We’ve pursued this effort in a variety of ways, but none so directly as the NACD Directorship 2020 initiative. “2020,” as we at NACD have come to call it, focuses on arming directors with the knowledge and foresight that feeds success in a changing world. The initiative encourages boards to diversify backgrounds, perspectives, and experiences in ways that prepare their organizations with the leadership necessary to remain competitive in the midst of volatile geopolitical, technological, and environmental situations.
Immelt’s discussion with our chapter touched on many of these disruptive market forces, especially economics. The facts are clear: we live in a new normal, and things aren’t going to simply settle down. “The uncertainty is the state of affairs, and it’s just going to be there for a long time,” said Immelt.
So how can directors help guide their organizations through this perpetual uncertainty? Immelt recommends a focus on U.S. manufacturing, an area where he believes our country is currently more competitive than it has been in 30 years. He was also quite prescriptive about the need for boards and their organizations to address underemployment, calling that goal the “major social responsibility initiative of business.”
But perhaps one of the most pertinent points Immelt made was also the most provocative: “The thing that drives growth is small- and medium-size business. Everyone says they love them, and everyone does their best to kill them every day.”

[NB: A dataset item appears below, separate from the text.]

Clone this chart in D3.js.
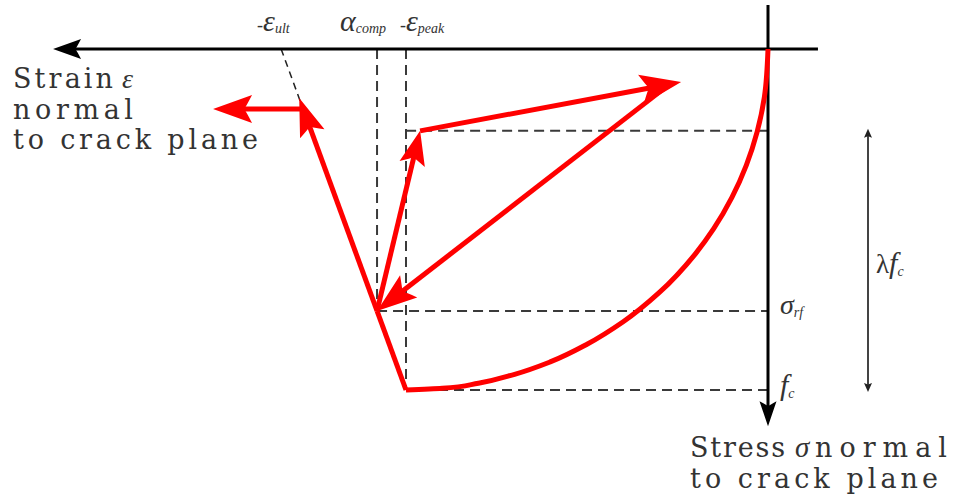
<!DOCTYPE html>
<html>
<head>
<meta charset="utf-8">
<script src="https://cdn.jsdelivr.net/npm/d3@7"></script>
<style>
  body { margin: 0; background: #fff; }
  svg { display: block; }
</style>
</head>
<body>
<svg id="chart" width="957" height="503"></svg>
<script>
// Strain is normalised by the peak strain (ε / ε_peak), stress by the strength (σ / f_c).

// Ascending compression envelope, origin to peak
const envelopeStrain = [0, 0.01, 0.03, 0.06, 0.10, 0.15, 0.20, 0.30, 0.40, 0.50, 0.60, 0.70, 0.80, 0.90, 1.00];
const envelopeStress = [0, 0.141, 0.243, 0.341, 0.436, 0.527, 0.600, 0.714, 0.800, 0.866, 0.917, 0.954, 0.980, 0.995, 1.00];

// Linear softening branch from the peak towards the ultimate strain
const softeningStrain = [1.00, 1.08, 1.295];
const softeningStress = [1.00, 0.768, 0.144];

// Reloading from σ_rf, then further loading
const reloadStrain = [1.08, 0.961];
const reloadStress = [0.768, 0.24];
const loadStrain = [0.961, 0.24];
const loadStress = [0.24, 0.097];

// Unloading back to σ_rf
const unloadStrain = [0.285, 1.08];
const unloadStress = [0.114, 0.768];

// Crushing: strain grows at constant stress
const crushStrain = [1.284, 1.533];
const crushStress = [0.176, 0.176];

// Characteristic strains marked on the strain axis
const strainMarkValues = [1.345, 1.08, 1.00];
const strainMarkSymbols = ["ε", "α", "ε"];
const strainMarkPrefix = ["-", "", "-"];
const strainMarkSubs = ["ult", "comp", "peak"];

// Characteristic stresses marked on the stress axis
const stressMarkValues = [0.768, 1.00];
const stressMarkSymbols = ["σ", "f"];
const stressMarkSubs = ["rf", "c"];

// λ·f_c span
const lambda = 0.76;

const svg = d3.select("#chart");
const x = d3.scaleLinear().domain([0, 1]).range([768, 406]);
const y = d3.scaleLinear().domain([0, 1]).range([49, 390]);

const RED = "#ff0000";
const DASH = "#3a3a3a";
const TEXT = "#333";
const SERIF = "'DejaVu Serif', 'Liberation Serif', serif";
const MATH = "'Liberation Serif', 'DejaVu Serif', serif";

// Arrowhead: straight flanks, concave notched back
function head(g, tx, ty, dx, dy, len, half, fill) {
  const n = Math.hypot(dx, dy); dx /= n; dy /= n;
  const px = -dy, py = dx;
  const bx = tx - len * dx, by = ty - len * dy;
  const c1 = [bx + half * px, by + half * py];
  const c2 = [bx - half * px, by - half * py];
  const notch = [tx - 0.8 * len * dx, ty - 0.8 * len * dy];
  const p = d3.path();
  p.moveTo(tx, ty);
  p.lineTo(c1[0], c1[1]);
  p.quadraticCurveTo(notch[0] - 0.05 * len * dx + 0.2 * half * px, notch[1] - 0.05 * len * dy + 0.2 * half * py, notch[0], notch[1]);
  p.quadraticCurveTo(notch[0] - 0.05 * len * dx - 0.2 * half * px, notch[1] - 0.05 * len * dy - 0.2 * half * py, c2[0], c2[1]);
  p.closePath();
  g.append("path").attr("d", p.toString()).attr("fill", fill).attr("stroke", "none");
}

const line = d3.line().x(d => x(d[0])).y(d => y(d[1]));
const zip = (a, b) => a.map((v, i) => [v, b[i]]);

// ---- dashed reference lines ----
const dashes = svg.append("g").attr("stroke", DASH).attr("stroke-width", 2)
  .attr("stroke-dasharray", "10,6").attr("fill", "none");
// verticals at α_comp·ε_peak and ε_peak
dashes.append("line").attr("x1", x(strainMarkValues[1])).attr("x2", x(strainMarkValues[1]))
  .attr("y1", y(0)).attr("y2", y(stressMarkValues[0]));
dashes.append("line").attr("x1", x(strainMarkValues[2])).attr("x2", x(strainMarkValues[2]))
  .attr("y1", y(0)).attr("y2", y(stressMarkValues[1]));
// horizontals
dashes.append("line").attr("x1", x(reloadStrain[1]) - 14).attr("x2", x(0))
  .attr("y1", y(1 - lambda)).attr("y2", y(1 - lambda));
dashes.append("line").attr("x1", x(strainMarkValues[1])).attr("x2", x(0))
  .attr("y1", y(stressMarkValues[0])).attr("y2", y(stressMarkValues[0]));
dashes.append("line").attr("x1", x(strainMarkValues[2])).attr("x2", x(0))
  .attr("y1", y(stressMarkValues[1])).attr("y2", y(stressMarkValues[1]));
// softening line extended to zero stress at ε_ult
svg.append("line").attr("stroke", "#222").attr("stroke-width", 1.5).attr("stroke-dasharray", "7,5")
  .attr("x1", x(strainMarkValues[0])).attr("y1", y(0))
  .attr("x2", x(softeningStrain[1])).attr("y2", y(softeningStress[1]));

// ---- axes ----
const axes = svg.append("g");
axes.append("line").attr("x1", x(-0.138)).attr("x2", x(1.94)).attr("y1", y(0)).attr("y2", y(0))
  .attr("stroke", "#000").attr("stroke-width", 3);
head(axes, x(1.975), y(0), -1, 0, 28, 10, "#000");
axes.append("line").attr("x1", x(0)).attr("x2", x(0)).attr("y1", y(-0.129)).attr("y2", y(1.06))
  .attr("stroke", "#000").attr("stroke-width", 3);
head(axes, x(0), y(1.106), 0, 1, 25, 8.5, "#000");

// ---- λ f_c span ----
const lam = svg.append("g");
lam.append("line").attr("x1", 868).attr("x2", 868).attr("y1", y(1 - lambda) + 4).attr("y2", y(1) - 4)
  .attr("stroke", "#444").attr("stroke-width", 2);
head(lam, 868, y(1 - lambda) - 2, 0, -1, 9, 4, "#222");
head(lam, 868, y(1) + 2, 0, 1, 9, 4, "#222");

// ---- red stress-strain paths ----
const red = svg.append("g").attr("fill", "none").attr("stroke", RED).attr("stroke-width", 5);

// ascending envelope
red.append("path")
  .attr("d", line.curve(d3.curveMonotoneY)(zip(envelopeStrain, envelopeStress)));
line.curve(d3.curveLinear);

// arrow drawn along a polyline, shaft stopping inside the head
function redArrow(xs, ys, len, half) {
  const pts = zip(xs, ys).map(d => [x(d[0]), y(d[1])]);
  const a = pts[pts.length - 2], b = pts[pts.length - 1];
  const dx = b[0] - a[0], dy = b[1] - a[1];
  const n = Math.hypot(dx, dy);
  const end = [b[0] - dx / n * len * 0.75, b[1] - dy / n * len * 0.75];
  const shaft = pts.slice(0, -1).concat([end]);
  red.append("path").attr("d", d3.line()(shaft)).attr("stroke-linejoin", "miter");
  head(svg, b[0], b[1], dx, dy, len, half, RED);
}

// peak -> σ_rf
red.append("path").attr("d", line([[softeningStrain[0], softeningStress[0]], [softeningStrain[1], softeningStress[1]]]));
// σ_rf -> up along the softening line
redArrow(softeningStrain.slice(1), softeningStress.slice(1), 38, 13);
redArrow(crushStrain, crushStress, 39, 14);
redArrow(reloadStrain, reloadStress, 34, 13);
redArrow(loadStrain, loadStress, 41, 15);
redArrow(unloadStrain, unloadStress, 40, 14);

// ---- text ----
function bodyText(xp, yp, str, len) {
  return svg.append("text").attr("x", xp).attr("y", yp)
    .attr("font-family", SERIF).attr("font-size", 27).attr("fill", TEXT)
    .attr("textLength", len).attr("lengthAdjust", "spacing").text(str);
}
function symText(xp, yp, str, size) {
  return svg.append("text").attr("x", xp).attr("y", yp)
    .attr("font-family", MATH).attr("font-style", "italic").attr("font-size", size).attr("fill", TEXT).text(str);
}

// strain axis title
bodyText(13, 88, "Strain", 100);
symText(122, 88, "ε", 28);
bodyText(13, 119, "normal", 120);
bodyText(13, 149, "to crack plane", 245);

// stress axis title
bodyText(690, 457, "Stress", 95);
symText(795, 457, "σ", 29);
bodyText(815, 457, "normal", 132);
bodyText(690, 488, "to crack plane", 248);

// strain mark labels
const strainLabelDx = [-24, -37, -6];
strainMarkValues.forEach((v, i) => {
  const t = svg.append("text").attr("x", x(v) + strainLabelDx[i]).attr("y", 31)
    .attr("font-family", MATH).attr("fill", TEXT);
  if (strainMarkPrefix[i]) t.append("tspan").attr("font-size", 18).text(strainMarkPrefix[i]);
  t.append("tspan").attr("font-size", 30).attr("font-style", "italic").text(strainMarkSymbols[i]);
  t.append("tspan").attr("font-size", 14).attr("font-style", "italic").attr("dy", 2).text(strainMarkSubs[i]);
});

// stress mark labels
const stressLabelDy = [3, 5];
stressMarkValues.forEach((v, i) => {
  const t = svg.append("text").attr("x", 780).attr("y", y(v) + stressLabelDy[i])
    .attr("font-family", MATH).attr("fill", TEXT);
  t.append("tspan").attr("font-size", i === 0 ? 28 : 30).attr("font-style", "italic").text(stressMarkSymbols[i]);
  t.append("tspan").attr("font-size", 14).attr("font-style", "italic").attr("dy", 3).text(stressMarkSubs[i]);
});

// λ f_c label
const lt = svg.append("text").attr("x", 876).attr("y", y(1 - lambda / 2) + 13)
  .attr("font-family", MATH).attr("fill", TEXT);
lt.append("tspan").attr("font-size", 27).text("λ");
lt.append("tspan").attr("font-size", 30).attr("font-style", "italic").text("f");
lt.append("tspan").attr("font-size", 14).attr("font-style", "italic").attr("dy", 3).text("c");
</script>
</body>
</html>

I take that to heart as an NACD chapter president. NACD has many members from the Fortune 100, but we also count plenty of small- and mid-size organizations among our membership. Only by working together–not separately–can we effectively address all the disruptors we face as we lead our organizations into the next decade. NACD will continue to bring all our members together for collaborative and educational opportunities. Capitalism is ever changing, so we must adapt, evolve, and lead.